DATA SEGMENT:
::::

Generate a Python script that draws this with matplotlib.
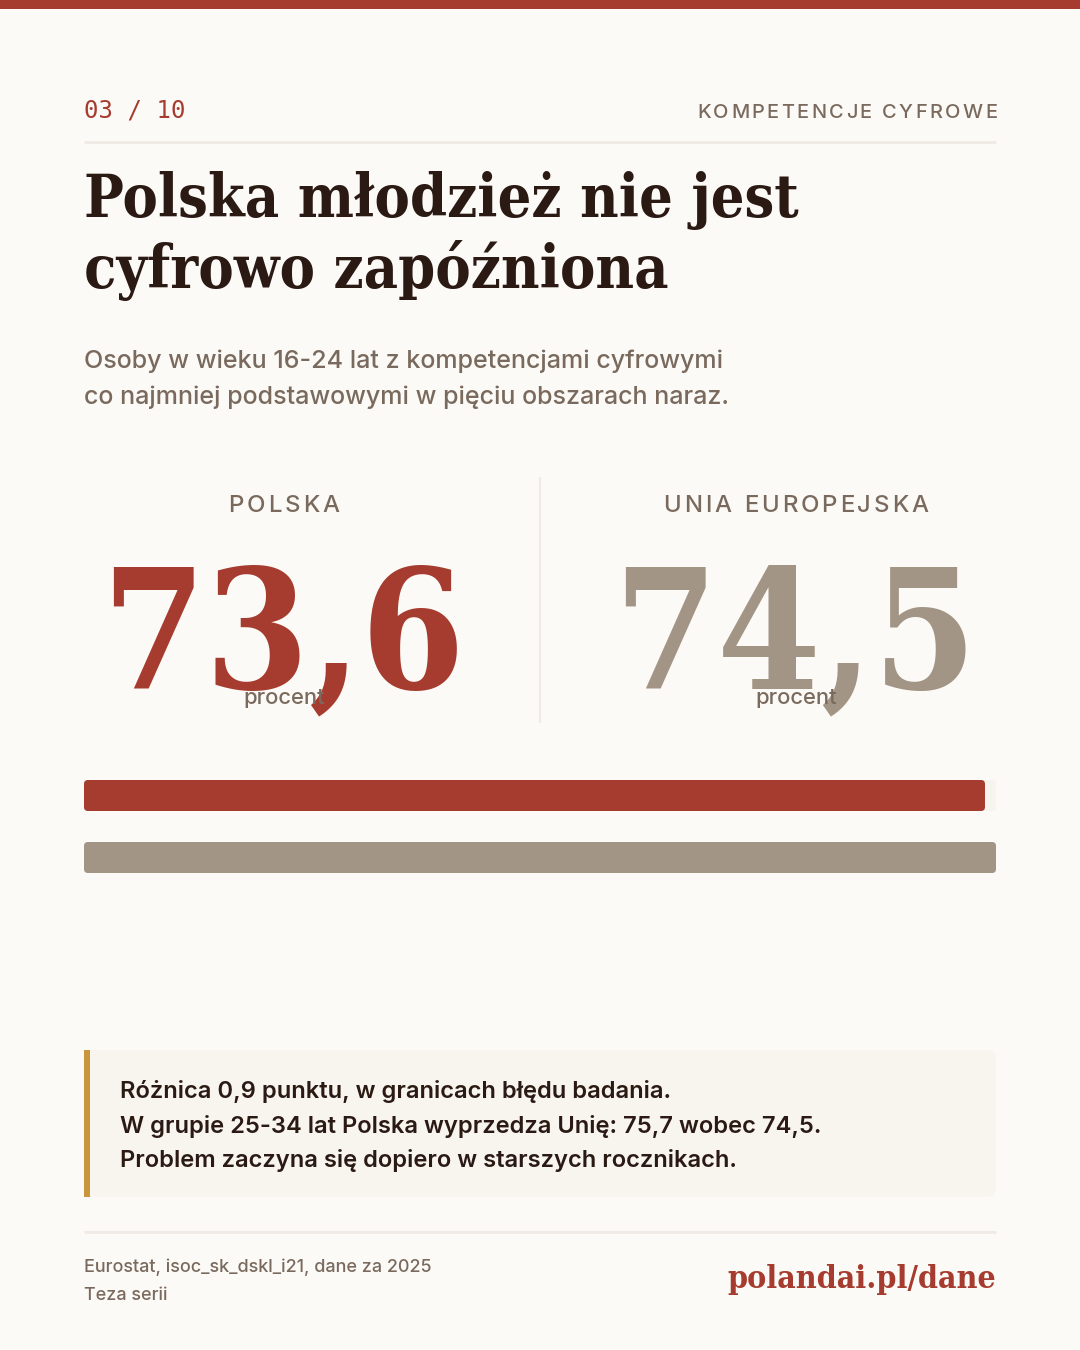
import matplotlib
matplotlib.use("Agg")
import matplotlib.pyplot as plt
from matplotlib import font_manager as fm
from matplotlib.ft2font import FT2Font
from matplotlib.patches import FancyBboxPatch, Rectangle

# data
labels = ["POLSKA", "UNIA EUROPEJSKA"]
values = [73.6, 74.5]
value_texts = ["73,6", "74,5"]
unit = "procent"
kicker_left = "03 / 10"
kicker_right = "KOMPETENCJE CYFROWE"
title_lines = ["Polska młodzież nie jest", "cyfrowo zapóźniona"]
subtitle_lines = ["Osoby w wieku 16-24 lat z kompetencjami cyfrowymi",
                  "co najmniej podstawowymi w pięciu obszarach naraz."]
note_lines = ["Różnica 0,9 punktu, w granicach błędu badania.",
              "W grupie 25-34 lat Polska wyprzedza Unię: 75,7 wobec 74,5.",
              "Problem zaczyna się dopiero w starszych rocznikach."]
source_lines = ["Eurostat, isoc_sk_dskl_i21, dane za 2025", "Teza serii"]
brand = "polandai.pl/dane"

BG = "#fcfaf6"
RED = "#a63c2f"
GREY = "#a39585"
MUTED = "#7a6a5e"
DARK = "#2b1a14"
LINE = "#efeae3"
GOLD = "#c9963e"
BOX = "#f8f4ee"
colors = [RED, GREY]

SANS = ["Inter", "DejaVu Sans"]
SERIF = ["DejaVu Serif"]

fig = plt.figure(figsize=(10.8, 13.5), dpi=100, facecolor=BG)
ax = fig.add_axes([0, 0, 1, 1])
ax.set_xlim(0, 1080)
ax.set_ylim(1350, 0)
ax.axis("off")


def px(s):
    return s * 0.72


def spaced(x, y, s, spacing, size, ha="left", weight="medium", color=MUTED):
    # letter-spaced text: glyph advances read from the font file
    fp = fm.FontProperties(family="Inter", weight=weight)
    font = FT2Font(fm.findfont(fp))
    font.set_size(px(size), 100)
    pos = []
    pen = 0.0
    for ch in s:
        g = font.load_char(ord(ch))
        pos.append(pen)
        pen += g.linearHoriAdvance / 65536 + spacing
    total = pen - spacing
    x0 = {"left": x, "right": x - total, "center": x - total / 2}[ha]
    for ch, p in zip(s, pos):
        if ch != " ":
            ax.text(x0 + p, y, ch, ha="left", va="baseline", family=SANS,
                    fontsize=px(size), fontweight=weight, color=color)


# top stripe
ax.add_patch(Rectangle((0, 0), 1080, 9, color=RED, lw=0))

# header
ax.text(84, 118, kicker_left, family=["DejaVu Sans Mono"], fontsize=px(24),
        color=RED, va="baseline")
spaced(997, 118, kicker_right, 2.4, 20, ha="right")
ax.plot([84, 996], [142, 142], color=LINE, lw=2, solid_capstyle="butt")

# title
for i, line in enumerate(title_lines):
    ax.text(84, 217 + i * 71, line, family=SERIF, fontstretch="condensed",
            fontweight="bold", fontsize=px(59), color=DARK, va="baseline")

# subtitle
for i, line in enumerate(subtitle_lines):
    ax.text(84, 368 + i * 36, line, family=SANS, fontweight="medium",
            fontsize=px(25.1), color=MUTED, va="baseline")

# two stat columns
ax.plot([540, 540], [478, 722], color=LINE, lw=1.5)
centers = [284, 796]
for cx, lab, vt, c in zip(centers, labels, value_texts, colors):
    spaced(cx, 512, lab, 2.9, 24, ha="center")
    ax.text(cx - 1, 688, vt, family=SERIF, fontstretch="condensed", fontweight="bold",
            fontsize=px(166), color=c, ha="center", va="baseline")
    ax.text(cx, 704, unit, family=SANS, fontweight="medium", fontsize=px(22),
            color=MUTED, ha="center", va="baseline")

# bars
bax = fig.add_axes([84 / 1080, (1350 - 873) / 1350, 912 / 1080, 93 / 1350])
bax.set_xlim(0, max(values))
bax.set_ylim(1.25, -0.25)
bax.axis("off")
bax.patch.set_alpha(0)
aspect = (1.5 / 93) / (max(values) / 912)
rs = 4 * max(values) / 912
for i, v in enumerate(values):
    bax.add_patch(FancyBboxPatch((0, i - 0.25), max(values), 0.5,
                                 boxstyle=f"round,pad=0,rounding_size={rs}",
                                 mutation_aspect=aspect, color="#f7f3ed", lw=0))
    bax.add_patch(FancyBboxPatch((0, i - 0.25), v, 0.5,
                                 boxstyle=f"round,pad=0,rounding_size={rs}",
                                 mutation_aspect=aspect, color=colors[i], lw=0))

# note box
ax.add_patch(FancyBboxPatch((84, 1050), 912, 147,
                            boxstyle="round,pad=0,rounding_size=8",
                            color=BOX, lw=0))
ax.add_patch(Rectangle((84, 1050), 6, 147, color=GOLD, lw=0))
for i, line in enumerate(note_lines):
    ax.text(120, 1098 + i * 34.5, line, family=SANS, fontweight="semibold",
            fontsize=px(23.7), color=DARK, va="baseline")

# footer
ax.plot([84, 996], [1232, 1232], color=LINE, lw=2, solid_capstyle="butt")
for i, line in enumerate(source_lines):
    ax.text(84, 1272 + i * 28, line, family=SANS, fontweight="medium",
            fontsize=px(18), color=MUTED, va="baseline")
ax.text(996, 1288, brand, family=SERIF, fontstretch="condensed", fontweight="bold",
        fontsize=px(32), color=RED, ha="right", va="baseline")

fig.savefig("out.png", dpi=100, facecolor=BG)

::::

TO BE DONE:
Skip every picture and return the lines above from the top through the one that contains "from matplotlib.patches import".

COMPLETED EXERCISE:
Generate a Python script that draws this with matplotlib.
import matplotlib
matplotlib.use("Agg")
import matplotlib.pyplot as plt
from matplotlib import font_manager as fm
from matplotlib.ft2font import FT2Font
from matplotlib.patches import FancyBboxPatch, Rectangle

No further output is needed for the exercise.